Starting at the top of the listing, extract every line up to and including the one with "plt.rcParams['axes.unicode_minus'] = False". Pictures stay out of the copy.

● **DATA BLOCK**:
-- BEGIN --

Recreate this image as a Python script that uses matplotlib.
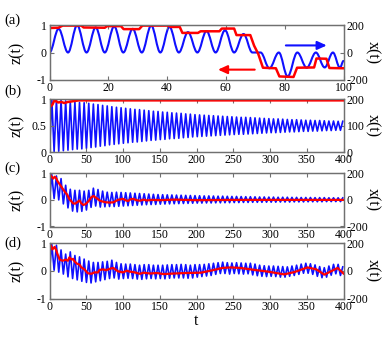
import numpy as np
import matplotlib
matplotlib.use("Agg")
import matplotlib.pyplot as plt
from matplotlib.path import Path
from matplotlib.patches import PathPatch

plt.rcParams['font.family'] = ['Liberation Serif', 'DejaVu Serif']
plt.rcParams['axes.unicode_minus'] = False

# ---------------- data ----------------
# (a) blue x(t): extrema times and values (right axis)
a_blue_t = [0, 3.1, 6.3, 9.4, 12.6, 15.7, 18.8, 22.0, 25.1, 28.3, 31.4, 34.6, 37.7, 40.8,
            44.0, 47.1, 50.3, 53.4, 56.5, 59.7, 62.8, 66.0, 69.0, 71.8, 74.8, 78.0, 81.0,
            84.3, 87.5, 90.6, 93.6, 96.4, 98.8, 100]
a_blue_x = [0, 174, 0, 200, 0, 184, 0, 192, 0, 174, 0, 198, 0, 188,
            0, 150, 0, 158, 0, 164, 0, 136, 0, 0, -116, 0, -176,
            0, -112, 0, -110, 0, -112, -62]
# (a) red z(t)
a_red_t = [0, 3, 4.5, 10.8, 11.6, 18.8, 19.6, 24.3, 25.2, 30.5, 31.6, 40.5, 41.3, 44.3, 45.2,
           50.5, 51.4, 57.8, 58.6, 62.8, 63.6, 68.3, 69.6, 71.0, 72.6, 77.0, 78.2, 83.0, 84.2,
           90.0, 90.8, 94.2, 95.2, 100]
a_red_z = [0.9, 0.91, 0.99, 0.99, 0.92, 0.91, 0.97, 0.97, 0.86, 0.86, 0.99, 0.99, 0.94, 0.94, 0.72,
           0.72, 0.78, 0.78, 0.88, 0.88, 0.64, 0.64, 0.25, -0.05, -0.56, -0.58, -0.88, -0.9, -0.56,
           -0.55, -0.22, -0.23, -0.57, -0.58]

half_period = 3.1416  # spacing between successive extrema in (b)-(d)

b_peaks = [199, 197, 196, 194, 192, 190, 188, 187, 185, 182, 180, 177, 175, 172, 170, 168,
           166, 164, 162, 161, 159, 157, 155, 154, 152, 151, 149, 148, 147, 145, 144, 142,
           141, 140, 139, 138, 137, 136, 135, 134, 133, 132, 132, 131, 130, 129, 128, 127,
           126, 126, 125, 124, 123, 123, 122, 121, 121, 120, 120, 119, 118, 118, 117, 117]
b_troughs = [0, 3, 4, 6, 8, 10, 12, 13, 15, 18, 20, 23, 25, 28, 30, 32,
             34, 36, 38, 39, 41, 43, 45, 46, 48, 49, 51, 52, 53, 55, 56, 58,
             59, 60, 61, 62, 63, 64, 65, 66, 67, 68, 68, 69, 70, 71, 72, 73,
             74, 74, 75, 76, 77, 77, 78, 79, 79, 80, 80, 81, 82, 82, 83, 83]
b_red_t = [0, 2, 4, 6, 7.5, 9, 12, 16, 20, 25, 30, 35, 40, 400]
b_red_z = [0.93, 0.87, 0.9, 0.96, 1.0, 0.96, 0.94, 0.95, 0.93, 0.95, 0.96, 0.97, 0.98, 0.98]

c_peaks = [190, 180, 160, 110, 80, 72, 72, 66, 72, 88, 78, 66, 58, 56, 58, 56,
           54, 52, 50, 48, 46, 44, 42, 40, 39, 38, 37, 36, 35, 34, 33, 32,
           31, 30, 30, 29, 28, 28, 27, 26, 26, 25, 24, 24, 23, 22, 22, 21,
           21, 20, 20, 20, 19, 19, 18, 18, 18, 17, 17, 17, 16, 16, 16, 15]
c_troughs = [0, 10, 0, -30, -60, -84, -90, -86, -76, -56, -46, -54, -52, -50, -50, -48,
             -46, -44, -42, -40, -38, -36, -35, -34, -32, -31, -30, -29, -28, -27, -26, -25,
             -24, -24, -23, -23, -22, -22, -21, -21, -20, -20, -19, -19, -18, -18, -18, -17,
             -17, -17, -16, -16, -16, -15, -15, -15, -14, -14, -14, -14, -13, -13, -13, -13]
c_red_t = [0, 2, 5, 7, 9, 11, 16, 21, 24, 27, 30, 32, 35, 39, 41, 43, 46, 49, 53, 57,
           60, 62, 65, 68, 72, 77, 82, 87, 93, 100, 104, 107, 110, 114, 118, 123, 128, 132, 140, 150,
           170, 200, 250, 300, 350, 400]
c_red_z = [0.97, 0.9, 0.8, 0.87, 0.82, 0.7, 0.5, 0.3, 0.2, 0.03, -0.06, -0.13, -0.14, -0.06, -0.02,
           -0.12, -0.19, -0.16, -0.05, 0.1, 0.15, 0.1, 0.05, -0.02, -0.06, -0.09, -0.1, -0.09, 0.0, 0.04,
           -0.02, -0.04, 0.02, 0.04, -0.01, -0.03, 0.01, -0.02, 0.0, -0.01, 0.01, -0.01, 0.0, 0.0, 0.0, 0.0]

d_peaks = [190, 184, 150, 120, 136, 110, 100, 84, 70, 60, 60, 64, 68, 76, 60, 50,
           48, 48, 44, 40, 44, 44, 40, 40, 40, 42, 44, 44, 46, 44, 40, 44,
           44, 46, 50, 54, 58, 62, 58, 56, 58, 56, 54, 54, 48, 40, 36, 34,
           34, 32, 30, 28, 34, 40, 48, 54, 50, 42, 30, 22, 34, 46, 46, 28]
d_troughs = [0, 4, -10, -24, -44, -56, -66, -76, -84, -88, -80, -72, -64, -56, -52, -60,
             -56, -54, -56, -60, -62, -58, -56, -58, -56, -58, -54, -52, -52, -52, -54, -52,
             -46, -42, -38, -34, -26, -20, -20, -24, -20, -22, -24, -22, -30, -36, -40, -42,
             -40, -42, -46, -46, -40, -34, -26, -18, -18, -26, -40, -50, -46, -32, -22, -34]
d_red_t = [0, 2, 4, 7, 9, 11, 14, 18, 22, 25, 27, 30, 32, 34, 37, 41, 43, 48, 52, 57,
           61, 66, 68, 73, 77, 83, 87, 93, 100, 105, 109, 116, 123, 128, 137, 146, 155, 169, 187, 206,
           224, 235, 247, 260, 279, 297, 319, 333, 351, 363, 374, 392, 400]
d_red_z = [0.95, 0.9, 0.77, 0.86, 0.75, 0.59, 0.4, 0.36, 0.4, 0.36, 0.48, 0.4, 0.43, 0.34, 0.26,
           0.22, 0.13, 0.04, -0.09, -0.11, -0.06, -0.06, 0.03, 0.05, 0.02, 0.08, 0.1, -0.02, -0.06, 0.0,
           -0.03, -0.06, -0.11, -0.07, -0.1, -0.08, -0.12, -0.1, -0.08, -0.07, 0.03, 0.1, 0.12, 0.1,
           0.03, -0.03, -0.13, -0.05, 0.12, 0.05, -0.14, 0.1, -0.1]

BLUE = '#1010ff'
RED = '#ff0000'
SPINE = '#707070'

fig = plt.figure(figsize=(3.82, 3.37), dpi=100)
W, H = 382.0, 337.0


def smooth(ax, t, v, **kw):
    verts = [(t[0], v[0])]
    codes = [Path.MOVETO]
    for i in range(1, len(t)):
        d = 0.364 * (t[i] - t[i - 1])
        verts += [(t[i - 1] + d, v[i - 1]), (t[i] - d, v[i]), (t[i], v[i])]
        codes += [Path.CURVE4] * 3
    ax.add_patch(PathPatch(Path(verts, codes), fill=False, capstyle='round',
                           joinstyle='round', **kw))


def interleave(troughs, peaks):
    seq = []
    for tr, pk in zip(troughs, peaks):
        seq += [tr, pk]
    return np.arange(len(seq)) * half_period, np.array(seq)


def make(top_px, bot_px, xmax, xstep, zlim, zticks, zlabels, xlim2, xt2, xl2, panel, panel_y):
    ax = fig.add_axes([49.5 / W, 1 - bot_px / H, 294 / W, (bot_px - top_px) / H])
    ax2 = ax.twinx()
    ax.set_zorder(ax2.get_zorder() + 1)
    ax.patch.set_visible(False)
    ax.set_xlim(0, xmax)
    ax.set_xticks(np.arange(0, xmax + 1, xstep))
    ax.set_ylim(*zlim)
    ax.set_yticks(zticks)
    ax.set_yticklabels(zlabels)
    ax2.set_ylim(*xlim2)
    ax2.set_yticks(xt2)
    ax2.set_yticklabels(xl2)
    for a in (ax, ax2):
        for s in a.spines.values():
            s.set_color(SPINE)
            s.set_linewidth(0.9)
        a.tick_params(direction='in', length=3, width=0.8, color=SPINE,
                      labelcolor='black', labelsize=8.5, pad=2)
    ax.tick_params(axis='x', top=True, pad=1.5)
    ax.tick_params(axis='y', right=False)
    ax2.tick_params(axis='y', pad=2.5)
    ax.set_ylabel('z(t)', fontsize=11.5)
    ax.yaxis.set_label_coords(-0.085, 0.5)
    ax2.set_ylabel('x(t)', fontsize=11.5, rotation=270, va='center')
    ax2.yaxis.set_label_coords(1.10, 0.5)
    fig.text(4 / W, 1 - panel_y / H, panel, fontsize=10.5, va='center', ha='left')
    return ax, ax2


# (a)
ax, ax2 = make(25.3, 79.7, 100, 20, (-1, 1), [-1, 0, 1], ['-1', '0', '1'],
               (-200, 200), [-200, 0, 200], ['-200', '0', '200'], '(a)', 20)
smooth(ax2, a_blue_t, a_blue_x, edgecolor=BLUE, lw=1.5)
ax.plot(a_red_t, a_red_z, color=RED, lw=1.8)
ax.annotate('', xy=(94.3, 0.26), xytext=(80.4, 0.26),
            arrowprops=dict(arrowstyle='-|>,head_length=0.55,head_width=0.25',
                            color=BLUE, lw=1.5, shrinkA=0, shrinkB=0))
ax.annotate('', xy=(57.3, -0.63), xytext=(69.8, -0.63),
            arrowprops=dict(arrowstyle='-|>,head_length=0.55,head_width=0.25',
                            color=RED, lw=1.5, shrinkA=0, shrinkB=0))

# (b)
ax, ax2 = make(99.3, 152.3, 400, 50, (0, 1), [0, 0.5, 1], ['0', '0.5', '1'],
               (0, 200), [0, 100, 200], ['0', '100', '200'], '(b)', 91.5)
tb, vb = interleave(b_troughs, b_peaks)
ax2.plot(tb, vb, color=BLUE, lw=1.2)
ax.plot(b_red_t, b_red_z, color=RED, lw=1.8)

# (c)
ax, ax2 = make(173.3, 226.5, 400, 50, (-1, 1), [-1, 0, 1], ['-1', '0', '1'],
               (-200, 200), [-200, 0, 200], ['-200', '0', '200'], '(c)', 168.5)
tc, vc = interleave(c_troughs, c_peaks)
ax2.plot(tc, vc, color=BLUE, lw=1.2)
ax.plot(c_red_t, c_red_z, color=RED, lw=1.6)

# (d)
ax, ax2 = make(243.0, 298.5, 400, 50, (-1, 1), [-1, 0, 1], ['-1', '0', '1'],
               (-200, 200), [-200, 0, 200], ['-200', '0', '200'], '(d)', 243.5)
td, vd = interleave(d_troughs, d_peaks)
ax2.plot(td, vd, color=BLUE, lw=1.2)
ax.plot(d_red_t, d_red_z, color=RED, lw=1.6)
ax.set_xlabel('t', fontsize=11.5, labelpad=0)

fig.savefig('out.png', dpi=100)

-- END --

● **IN RESPONSE**:
Recreate this image as a Python script that uses matplotlib.
import numpy as np
import matplotlib
matplotlib.use("Agg")
import matplotlib.pyplot as plt
from matplotlib.path import Path
from matplotlib.patches import PathPatch

plt.rcParams['font.family'] = ['Liberation Serif', 'DejaVu Serif']
plt.rcParams['axes.unicode_minus'] = False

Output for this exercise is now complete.